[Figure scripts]
┏━━

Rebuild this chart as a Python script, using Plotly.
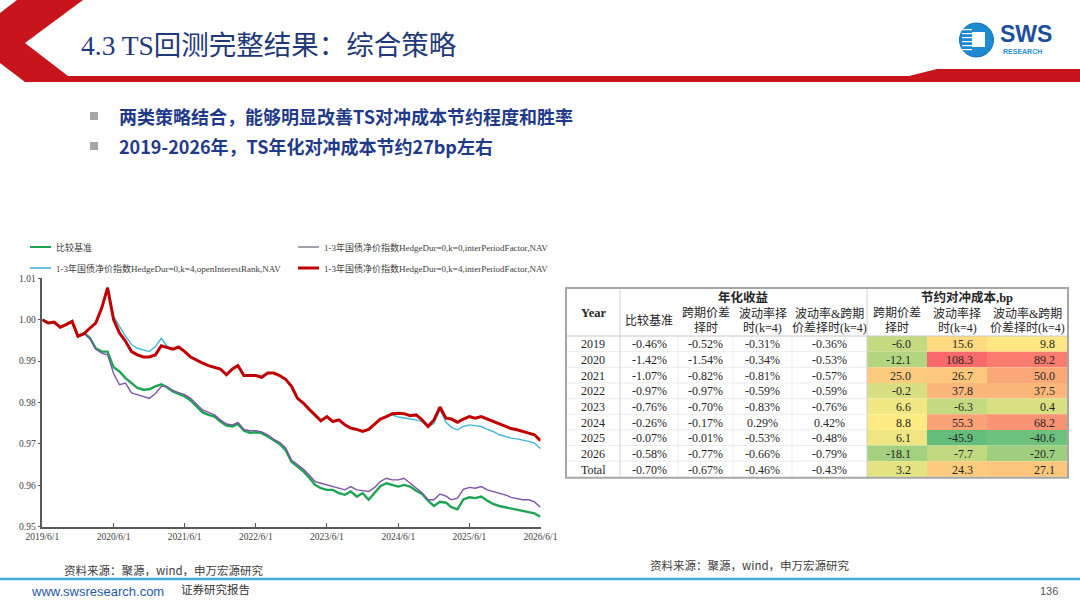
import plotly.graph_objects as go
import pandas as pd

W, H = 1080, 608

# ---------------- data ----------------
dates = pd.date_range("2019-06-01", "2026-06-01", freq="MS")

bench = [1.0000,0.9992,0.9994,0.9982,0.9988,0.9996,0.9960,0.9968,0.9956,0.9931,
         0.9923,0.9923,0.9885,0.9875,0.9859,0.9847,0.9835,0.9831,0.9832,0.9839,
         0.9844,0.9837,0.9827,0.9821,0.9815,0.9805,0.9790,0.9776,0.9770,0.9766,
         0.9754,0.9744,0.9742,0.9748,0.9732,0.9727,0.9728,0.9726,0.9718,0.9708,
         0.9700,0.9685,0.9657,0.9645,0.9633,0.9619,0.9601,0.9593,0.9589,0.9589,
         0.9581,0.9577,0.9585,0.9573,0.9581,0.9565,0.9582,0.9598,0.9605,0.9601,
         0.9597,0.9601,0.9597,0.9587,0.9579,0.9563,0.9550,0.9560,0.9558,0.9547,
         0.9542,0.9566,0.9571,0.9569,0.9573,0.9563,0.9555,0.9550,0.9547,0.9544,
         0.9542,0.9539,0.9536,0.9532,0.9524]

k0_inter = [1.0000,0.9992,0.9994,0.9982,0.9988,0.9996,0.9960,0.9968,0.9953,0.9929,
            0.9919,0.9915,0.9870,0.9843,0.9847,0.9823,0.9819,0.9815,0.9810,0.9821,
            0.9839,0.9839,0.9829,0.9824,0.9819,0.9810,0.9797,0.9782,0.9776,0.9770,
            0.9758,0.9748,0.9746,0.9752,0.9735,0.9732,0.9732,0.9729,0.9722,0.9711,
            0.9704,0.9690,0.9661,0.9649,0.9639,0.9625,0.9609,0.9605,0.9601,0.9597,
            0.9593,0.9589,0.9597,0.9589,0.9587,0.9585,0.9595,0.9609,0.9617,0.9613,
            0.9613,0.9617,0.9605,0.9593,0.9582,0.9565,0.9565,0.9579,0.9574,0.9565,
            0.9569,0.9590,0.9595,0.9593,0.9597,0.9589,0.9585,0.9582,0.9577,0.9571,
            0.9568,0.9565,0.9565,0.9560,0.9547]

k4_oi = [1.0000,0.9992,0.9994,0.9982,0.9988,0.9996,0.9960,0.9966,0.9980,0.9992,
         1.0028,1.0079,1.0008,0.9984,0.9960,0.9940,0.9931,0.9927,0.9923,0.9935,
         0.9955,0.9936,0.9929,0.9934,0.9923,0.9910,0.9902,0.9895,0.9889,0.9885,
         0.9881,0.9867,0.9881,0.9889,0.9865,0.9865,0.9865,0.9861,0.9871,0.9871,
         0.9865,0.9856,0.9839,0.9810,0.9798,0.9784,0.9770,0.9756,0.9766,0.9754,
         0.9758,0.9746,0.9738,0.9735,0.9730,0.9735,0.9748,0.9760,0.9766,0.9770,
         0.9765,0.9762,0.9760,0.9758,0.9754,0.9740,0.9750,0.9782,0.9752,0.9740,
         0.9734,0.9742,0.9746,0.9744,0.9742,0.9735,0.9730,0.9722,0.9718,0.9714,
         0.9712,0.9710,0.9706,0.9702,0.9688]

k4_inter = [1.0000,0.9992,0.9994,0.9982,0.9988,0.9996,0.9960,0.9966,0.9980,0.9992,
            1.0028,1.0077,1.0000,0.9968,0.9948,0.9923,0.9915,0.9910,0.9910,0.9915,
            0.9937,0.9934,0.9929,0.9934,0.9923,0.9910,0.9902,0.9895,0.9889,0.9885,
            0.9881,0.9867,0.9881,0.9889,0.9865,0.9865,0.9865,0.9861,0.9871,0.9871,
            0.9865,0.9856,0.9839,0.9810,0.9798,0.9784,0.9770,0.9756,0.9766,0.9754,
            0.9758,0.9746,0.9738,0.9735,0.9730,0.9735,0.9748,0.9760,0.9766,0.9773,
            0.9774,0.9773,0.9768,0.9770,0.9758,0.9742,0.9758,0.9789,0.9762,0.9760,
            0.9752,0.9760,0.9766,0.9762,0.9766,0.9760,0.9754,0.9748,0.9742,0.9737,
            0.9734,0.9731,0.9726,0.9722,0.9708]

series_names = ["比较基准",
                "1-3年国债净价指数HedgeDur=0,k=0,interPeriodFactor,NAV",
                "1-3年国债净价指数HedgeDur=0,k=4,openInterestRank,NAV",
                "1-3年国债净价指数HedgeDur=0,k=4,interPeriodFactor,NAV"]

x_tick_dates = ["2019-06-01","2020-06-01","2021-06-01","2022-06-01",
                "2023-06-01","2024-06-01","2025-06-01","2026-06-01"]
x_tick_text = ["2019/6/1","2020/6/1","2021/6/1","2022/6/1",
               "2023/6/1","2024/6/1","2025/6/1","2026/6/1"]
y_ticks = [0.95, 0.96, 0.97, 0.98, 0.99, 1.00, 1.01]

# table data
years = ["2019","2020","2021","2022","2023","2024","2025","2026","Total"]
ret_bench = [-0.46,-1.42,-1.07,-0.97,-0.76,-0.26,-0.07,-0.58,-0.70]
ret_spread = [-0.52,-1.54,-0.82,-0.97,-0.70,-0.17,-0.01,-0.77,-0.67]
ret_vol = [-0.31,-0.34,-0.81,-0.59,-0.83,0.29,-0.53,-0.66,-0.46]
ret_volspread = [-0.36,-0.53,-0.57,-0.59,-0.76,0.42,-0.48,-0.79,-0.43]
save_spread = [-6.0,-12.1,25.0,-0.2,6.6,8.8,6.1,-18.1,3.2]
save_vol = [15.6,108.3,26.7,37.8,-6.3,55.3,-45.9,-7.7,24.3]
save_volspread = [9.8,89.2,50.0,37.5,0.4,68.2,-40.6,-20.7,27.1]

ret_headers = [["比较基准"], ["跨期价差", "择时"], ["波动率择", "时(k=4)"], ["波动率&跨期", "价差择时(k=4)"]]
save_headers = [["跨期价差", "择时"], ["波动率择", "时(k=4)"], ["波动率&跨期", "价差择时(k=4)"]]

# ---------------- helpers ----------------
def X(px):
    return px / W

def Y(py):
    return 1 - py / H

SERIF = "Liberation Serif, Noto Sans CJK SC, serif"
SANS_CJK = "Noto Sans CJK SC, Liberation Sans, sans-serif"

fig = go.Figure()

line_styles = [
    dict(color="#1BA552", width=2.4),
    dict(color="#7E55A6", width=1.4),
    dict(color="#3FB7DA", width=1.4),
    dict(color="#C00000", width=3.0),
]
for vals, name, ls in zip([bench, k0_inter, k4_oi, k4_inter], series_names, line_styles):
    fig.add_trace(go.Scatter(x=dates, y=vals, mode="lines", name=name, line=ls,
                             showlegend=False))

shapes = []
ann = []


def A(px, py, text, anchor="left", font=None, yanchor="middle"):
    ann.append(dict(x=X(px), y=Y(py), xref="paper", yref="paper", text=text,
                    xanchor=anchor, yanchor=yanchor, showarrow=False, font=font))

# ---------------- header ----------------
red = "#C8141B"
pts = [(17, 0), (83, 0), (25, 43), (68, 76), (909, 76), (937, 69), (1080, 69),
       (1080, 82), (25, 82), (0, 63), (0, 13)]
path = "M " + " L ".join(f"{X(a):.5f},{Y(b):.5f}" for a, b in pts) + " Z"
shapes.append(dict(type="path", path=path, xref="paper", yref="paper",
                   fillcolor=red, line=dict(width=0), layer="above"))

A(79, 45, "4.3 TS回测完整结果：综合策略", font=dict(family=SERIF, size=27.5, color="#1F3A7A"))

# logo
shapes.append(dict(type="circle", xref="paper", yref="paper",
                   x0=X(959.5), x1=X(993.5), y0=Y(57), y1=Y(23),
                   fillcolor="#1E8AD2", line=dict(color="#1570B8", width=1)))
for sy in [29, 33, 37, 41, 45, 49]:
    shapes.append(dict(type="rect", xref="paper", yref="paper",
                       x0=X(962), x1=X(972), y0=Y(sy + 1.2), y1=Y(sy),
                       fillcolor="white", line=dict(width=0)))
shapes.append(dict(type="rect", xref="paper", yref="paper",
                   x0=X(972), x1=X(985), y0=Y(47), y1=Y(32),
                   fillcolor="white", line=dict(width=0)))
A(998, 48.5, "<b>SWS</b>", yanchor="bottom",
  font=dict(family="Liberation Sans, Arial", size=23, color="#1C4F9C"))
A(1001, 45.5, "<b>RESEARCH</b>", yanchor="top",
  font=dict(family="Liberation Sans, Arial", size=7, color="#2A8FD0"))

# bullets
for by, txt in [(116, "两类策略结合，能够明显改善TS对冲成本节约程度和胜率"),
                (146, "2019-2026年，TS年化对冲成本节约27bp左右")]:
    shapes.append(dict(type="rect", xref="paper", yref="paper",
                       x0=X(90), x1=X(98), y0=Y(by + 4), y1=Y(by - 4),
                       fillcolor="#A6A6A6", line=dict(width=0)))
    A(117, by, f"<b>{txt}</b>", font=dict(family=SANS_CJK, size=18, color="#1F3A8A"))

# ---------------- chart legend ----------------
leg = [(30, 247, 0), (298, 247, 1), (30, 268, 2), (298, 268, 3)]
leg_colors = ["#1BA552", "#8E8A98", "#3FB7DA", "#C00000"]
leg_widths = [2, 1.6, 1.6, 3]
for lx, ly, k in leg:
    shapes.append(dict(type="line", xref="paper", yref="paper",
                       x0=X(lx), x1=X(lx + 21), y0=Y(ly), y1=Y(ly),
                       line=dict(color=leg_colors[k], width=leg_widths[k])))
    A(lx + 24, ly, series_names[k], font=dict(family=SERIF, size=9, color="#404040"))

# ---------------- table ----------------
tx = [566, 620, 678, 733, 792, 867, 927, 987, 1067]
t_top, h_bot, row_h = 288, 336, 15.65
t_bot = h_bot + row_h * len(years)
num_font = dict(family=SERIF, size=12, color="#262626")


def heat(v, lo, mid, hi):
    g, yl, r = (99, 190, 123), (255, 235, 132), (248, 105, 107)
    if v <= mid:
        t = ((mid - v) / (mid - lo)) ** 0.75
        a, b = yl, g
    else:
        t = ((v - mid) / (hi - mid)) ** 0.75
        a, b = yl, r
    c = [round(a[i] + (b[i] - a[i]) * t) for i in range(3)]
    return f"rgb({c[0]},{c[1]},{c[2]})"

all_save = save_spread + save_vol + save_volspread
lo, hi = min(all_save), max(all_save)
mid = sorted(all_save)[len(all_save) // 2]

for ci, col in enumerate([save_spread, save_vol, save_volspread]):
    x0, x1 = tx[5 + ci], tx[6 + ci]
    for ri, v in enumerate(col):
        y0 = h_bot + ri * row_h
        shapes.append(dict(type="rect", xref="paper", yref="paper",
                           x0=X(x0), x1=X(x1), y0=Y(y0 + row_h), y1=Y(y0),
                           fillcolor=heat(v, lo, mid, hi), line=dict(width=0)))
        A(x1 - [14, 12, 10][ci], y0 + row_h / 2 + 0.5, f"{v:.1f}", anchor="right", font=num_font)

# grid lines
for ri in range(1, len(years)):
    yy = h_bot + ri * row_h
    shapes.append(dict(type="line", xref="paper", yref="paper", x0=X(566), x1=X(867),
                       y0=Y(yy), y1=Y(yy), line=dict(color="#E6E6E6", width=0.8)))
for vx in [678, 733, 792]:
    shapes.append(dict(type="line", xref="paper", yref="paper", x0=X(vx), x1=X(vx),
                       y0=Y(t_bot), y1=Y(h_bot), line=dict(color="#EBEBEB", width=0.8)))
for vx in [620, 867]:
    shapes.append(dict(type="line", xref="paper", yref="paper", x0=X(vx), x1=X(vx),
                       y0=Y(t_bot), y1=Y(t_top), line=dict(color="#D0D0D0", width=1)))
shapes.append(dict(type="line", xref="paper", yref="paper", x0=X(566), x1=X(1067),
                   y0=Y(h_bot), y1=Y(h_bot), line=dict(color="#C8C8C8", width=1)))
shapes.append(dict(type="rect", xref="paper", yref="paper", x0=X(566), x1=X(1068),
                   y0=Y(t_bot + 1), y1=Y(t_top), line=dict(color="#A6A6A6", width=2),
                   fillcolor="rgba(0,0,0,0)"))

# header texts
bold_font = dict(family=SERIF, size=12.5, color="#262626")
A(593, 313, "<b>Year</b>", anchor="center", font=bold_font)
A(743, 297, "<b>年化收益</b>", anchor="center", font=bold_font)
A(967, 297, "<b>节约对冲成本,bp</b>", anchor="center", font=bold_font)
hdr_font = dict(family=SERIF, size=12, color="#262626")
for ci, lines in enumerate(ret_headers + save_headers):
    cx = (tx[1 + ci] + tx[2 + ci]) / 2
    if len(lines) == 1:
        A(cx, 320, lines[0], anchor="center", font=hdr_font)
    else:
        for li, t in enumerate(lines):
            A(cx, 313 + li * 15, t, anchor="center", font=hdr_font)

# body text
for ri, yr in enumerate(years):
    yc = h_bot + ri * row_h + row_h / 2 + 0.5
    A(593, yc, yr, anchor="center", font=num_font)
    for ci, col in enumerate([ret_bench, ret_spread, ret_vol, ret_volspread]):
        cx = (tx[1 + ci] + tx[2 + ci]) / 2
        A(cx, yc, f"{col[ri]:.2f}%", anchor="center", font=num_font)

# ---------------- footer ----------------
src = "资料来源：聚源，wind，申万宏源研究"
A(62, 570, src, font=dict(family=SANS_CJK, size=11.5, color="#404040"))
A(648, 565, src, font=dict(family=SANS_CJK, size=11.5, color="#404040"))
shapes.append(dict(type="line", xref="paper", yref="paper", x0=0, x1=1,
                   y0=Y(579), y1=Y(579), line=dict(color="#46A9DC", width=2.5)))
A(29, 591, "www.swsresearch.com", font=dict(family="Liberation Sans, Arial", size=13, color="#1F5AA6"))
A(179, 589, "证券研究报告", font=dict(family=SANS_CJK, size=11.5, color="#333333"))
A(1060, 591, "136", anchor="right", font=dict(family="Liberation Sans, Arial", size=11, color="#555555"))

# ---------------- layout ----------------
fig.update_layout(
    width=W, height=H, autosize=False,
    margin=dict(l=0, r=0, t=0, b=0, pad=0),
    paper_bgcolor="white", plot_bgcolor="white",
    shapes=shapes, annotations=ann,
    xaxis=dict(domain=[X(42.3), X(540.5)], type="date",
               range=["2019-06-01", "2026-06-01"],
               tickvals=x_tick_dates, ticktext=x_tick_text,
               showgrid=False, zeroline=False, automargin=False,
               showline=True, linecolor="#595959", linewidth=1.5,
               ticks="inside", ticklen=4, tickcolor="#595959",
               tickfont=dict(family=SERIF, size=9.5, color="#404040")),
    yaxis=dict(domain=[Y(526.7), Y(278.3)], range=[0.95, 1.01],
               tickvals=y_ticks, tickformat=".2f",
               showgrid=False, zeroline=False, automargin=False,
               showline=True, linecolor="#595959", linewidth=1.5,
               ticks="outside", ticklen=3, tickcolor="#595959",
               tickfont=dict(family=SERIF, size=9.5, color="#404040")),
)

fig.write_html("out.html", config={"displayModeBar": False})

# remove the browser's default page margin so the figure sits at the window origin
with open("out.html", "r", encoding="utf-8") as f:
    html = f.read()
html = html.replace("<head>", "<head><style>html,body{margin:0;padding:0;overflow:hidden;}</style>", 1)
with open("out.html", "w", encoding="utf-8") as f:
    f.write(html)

┗━━
┏━━

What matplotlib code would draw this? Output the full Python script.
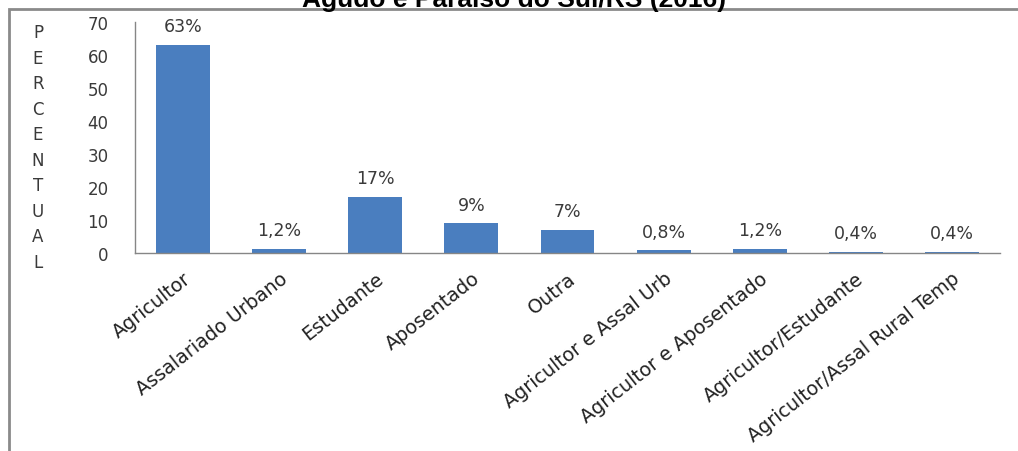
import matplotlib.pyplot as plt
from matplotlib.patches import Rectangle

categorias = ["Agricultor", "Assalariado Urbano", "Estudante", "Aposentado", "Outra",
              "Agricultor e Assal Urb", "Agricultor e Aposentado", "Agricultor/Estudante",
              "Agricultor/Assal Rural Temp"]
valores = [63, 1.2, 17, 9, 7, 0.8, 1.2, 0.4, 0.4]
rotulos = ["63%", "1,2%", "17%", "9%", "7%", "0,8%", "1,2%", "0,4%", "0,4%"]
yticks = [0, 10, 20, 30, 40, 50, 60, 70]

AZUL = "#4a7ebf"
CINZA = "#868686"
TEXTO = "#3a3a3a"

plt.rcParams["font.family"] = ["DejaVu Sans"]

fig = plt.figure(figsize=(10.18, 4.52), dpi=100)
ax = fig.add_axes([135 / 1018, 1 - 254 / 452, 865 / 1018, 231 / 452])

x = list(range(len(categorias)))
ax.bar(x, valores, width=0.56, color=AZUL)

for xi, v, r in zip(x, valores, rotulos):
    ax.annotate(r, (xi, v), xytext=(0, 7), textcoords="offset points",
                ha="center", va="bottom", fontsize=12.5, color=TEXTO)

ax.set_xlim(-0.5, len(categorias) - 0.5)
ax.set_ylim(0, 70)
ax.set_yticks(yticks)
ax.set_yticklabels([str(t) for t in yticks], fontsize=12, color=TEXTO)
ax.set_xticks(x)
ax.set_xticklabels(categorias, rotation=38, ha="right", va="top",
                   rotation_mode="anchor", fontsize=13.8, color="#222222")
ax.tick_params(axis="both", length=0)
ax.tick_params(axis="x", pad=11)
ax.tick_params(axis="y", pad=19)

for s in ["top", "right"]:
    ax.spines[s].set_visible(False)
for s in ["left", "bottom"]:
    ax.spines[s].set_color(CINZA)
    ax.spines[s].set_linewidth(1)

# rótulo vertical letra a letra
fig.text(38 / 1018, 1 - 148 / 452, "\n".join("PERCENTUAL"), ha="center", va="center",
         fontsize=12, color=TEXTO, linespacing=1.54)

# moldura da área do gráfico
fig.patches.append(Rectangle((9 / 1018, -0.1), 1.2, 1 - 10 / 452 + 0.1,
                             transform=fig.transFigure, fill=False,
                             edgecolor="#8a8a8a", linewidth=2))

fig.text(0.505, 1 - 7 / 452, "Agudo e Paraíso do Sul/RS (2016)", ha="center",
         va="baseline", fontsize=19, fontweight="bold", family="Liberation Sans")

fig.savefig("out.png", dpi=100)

┗━━
┏━━

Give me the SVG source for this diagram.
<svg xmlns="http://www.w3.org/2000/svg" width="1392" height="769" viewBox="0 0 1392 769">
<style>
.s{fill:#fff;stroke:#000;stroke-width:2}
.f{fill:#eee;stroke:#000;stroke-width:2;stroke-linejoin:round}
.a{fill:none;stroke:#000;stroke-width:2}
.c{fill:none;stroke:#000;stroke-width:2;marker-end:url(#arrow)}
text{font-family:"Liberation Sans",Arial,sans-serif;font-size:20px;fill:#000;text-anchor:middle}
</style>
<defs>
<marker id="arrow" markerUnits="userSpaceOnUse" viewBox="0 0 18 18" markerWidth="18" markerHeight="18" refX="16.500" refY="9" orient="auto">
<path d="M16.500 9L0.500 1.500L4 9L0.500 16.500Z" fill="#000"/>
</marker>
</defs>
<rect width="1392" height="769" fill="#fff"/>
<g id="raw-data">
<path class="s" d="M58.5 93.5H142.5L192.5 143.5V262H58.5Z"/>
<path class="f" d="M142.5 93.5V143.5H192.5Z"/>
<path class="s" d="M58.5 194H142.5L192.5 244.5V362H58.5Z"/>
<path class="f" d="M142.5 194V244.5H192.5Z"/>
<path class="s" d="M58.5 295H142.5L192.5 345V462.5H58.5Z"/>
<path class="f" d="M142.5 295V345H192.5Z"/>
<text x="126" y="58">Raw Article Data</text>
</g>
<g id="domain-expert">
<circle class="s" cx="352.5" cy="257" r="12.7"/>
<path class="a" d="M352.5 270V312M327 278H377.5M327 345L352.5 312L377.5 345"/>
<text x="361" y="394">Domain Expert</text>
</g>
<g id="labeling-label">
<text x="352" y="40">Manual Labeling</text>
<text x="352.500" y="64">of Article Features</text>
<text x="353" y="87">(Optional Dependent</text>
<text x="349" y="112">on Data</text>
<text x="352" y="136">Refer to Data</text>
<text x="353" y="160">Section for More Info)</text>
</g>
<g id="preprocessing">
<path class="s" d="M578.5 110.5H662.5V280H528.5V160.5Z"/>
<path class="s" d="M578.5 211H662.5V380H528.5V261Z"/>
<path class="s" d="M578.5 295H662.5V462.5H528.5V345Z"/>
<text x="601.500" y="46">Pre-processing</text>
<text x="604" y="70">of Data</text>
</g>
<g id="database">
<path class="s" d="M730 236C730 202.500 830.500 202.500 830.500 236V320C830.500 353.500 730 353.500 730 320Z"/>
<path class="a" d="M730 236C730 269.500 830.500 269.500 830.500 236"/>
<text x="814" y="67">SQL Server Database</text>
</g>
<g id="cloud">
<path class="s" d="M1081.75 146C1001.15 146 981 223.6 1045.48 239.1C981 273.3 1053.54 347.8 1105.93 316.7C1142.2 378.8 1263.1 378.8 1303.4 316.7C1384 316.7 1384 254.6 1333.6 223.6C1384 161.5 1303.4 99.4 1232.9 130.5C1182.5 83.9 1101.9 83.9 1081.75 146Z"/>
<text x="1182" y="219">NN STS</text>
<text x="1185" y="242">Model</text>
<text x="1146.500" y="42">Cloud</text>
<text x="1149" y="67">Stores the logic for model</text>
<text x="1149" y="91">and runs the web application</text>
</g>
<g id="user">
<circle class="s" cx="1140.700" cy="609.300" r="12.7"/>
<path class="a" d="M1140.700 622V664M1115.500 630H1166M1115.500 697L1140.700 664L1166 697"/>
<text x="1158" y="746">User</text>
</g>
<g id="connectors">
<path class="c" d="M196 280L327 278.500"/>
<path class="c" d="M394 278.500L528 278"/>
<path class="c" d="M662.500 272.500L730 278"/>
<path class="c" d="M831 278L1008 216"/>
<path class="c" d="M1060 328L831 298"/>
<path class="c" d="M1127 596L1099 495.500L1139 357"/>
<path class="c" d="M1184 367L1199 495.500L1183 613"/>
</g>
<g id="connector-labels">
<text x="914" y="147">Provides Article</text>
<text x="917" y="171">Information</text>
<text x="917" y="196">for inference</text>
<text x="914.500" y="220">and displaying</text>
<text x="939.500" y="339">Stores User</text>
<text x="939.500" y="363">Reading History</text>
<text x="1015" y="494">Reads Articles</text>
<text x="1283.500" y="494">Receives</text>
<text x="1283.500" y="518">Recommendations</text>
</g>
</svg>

┗━━

In the listing above, find the line containing "Rebuild this chart" and the line containing "0.9542,0.9539,0.9536,0.9532,0.9524]", then write out both of them and every line between, exactly, with no pictures.

Rebuild this chart as a Python script, using Plotly.
import plotly.graph_objects as go
import pandas as pd

W, H = 1080, 608

# ---------------- data ----------------
dates = pd.date_range("2019-06-01", "2026-06-01", freq="MS")

bench = [1.0000,0.9992,0.9994,0.9982,0.9988,0.9996,0.9960,0.9968,0.9956,0.9931,
         0.9923,0.9923,0.9885,0.9875,0.9859,0.9847,0.9835,0.9831,0.9832,0.9839,
         0.9844,0.9837,0.9827,0.9821,0.9815,0.9805,0.9790,0.9776,0.9770,0.9766,
         0.9754,0.9744,0.9742,0.9748,0.9732,0.9727,0.9728,0.9726,0.9718,0.9708,
         0.9700,0.9685,0.9657,0.9645,0.9633,0.9619,0.9601,0.9593,0.9589,0.9589,
         0.9581,0.9577,0.9585,0.9573,0.9581,0.9565,0.9582,0.9598,0.9605,0.9601,
         0.9597,0.9601,0.9597,0.9587,0.9579,0.9563,0.9550,0.9560,0.9558,0.9547,
         0.9542,0.9566,0.9571,0.9569,0.9573,0.9563,0.9555,0.9550,0.9547,0.9544,
         0.9542,0.9539,0.9536,0.9532,0.9524]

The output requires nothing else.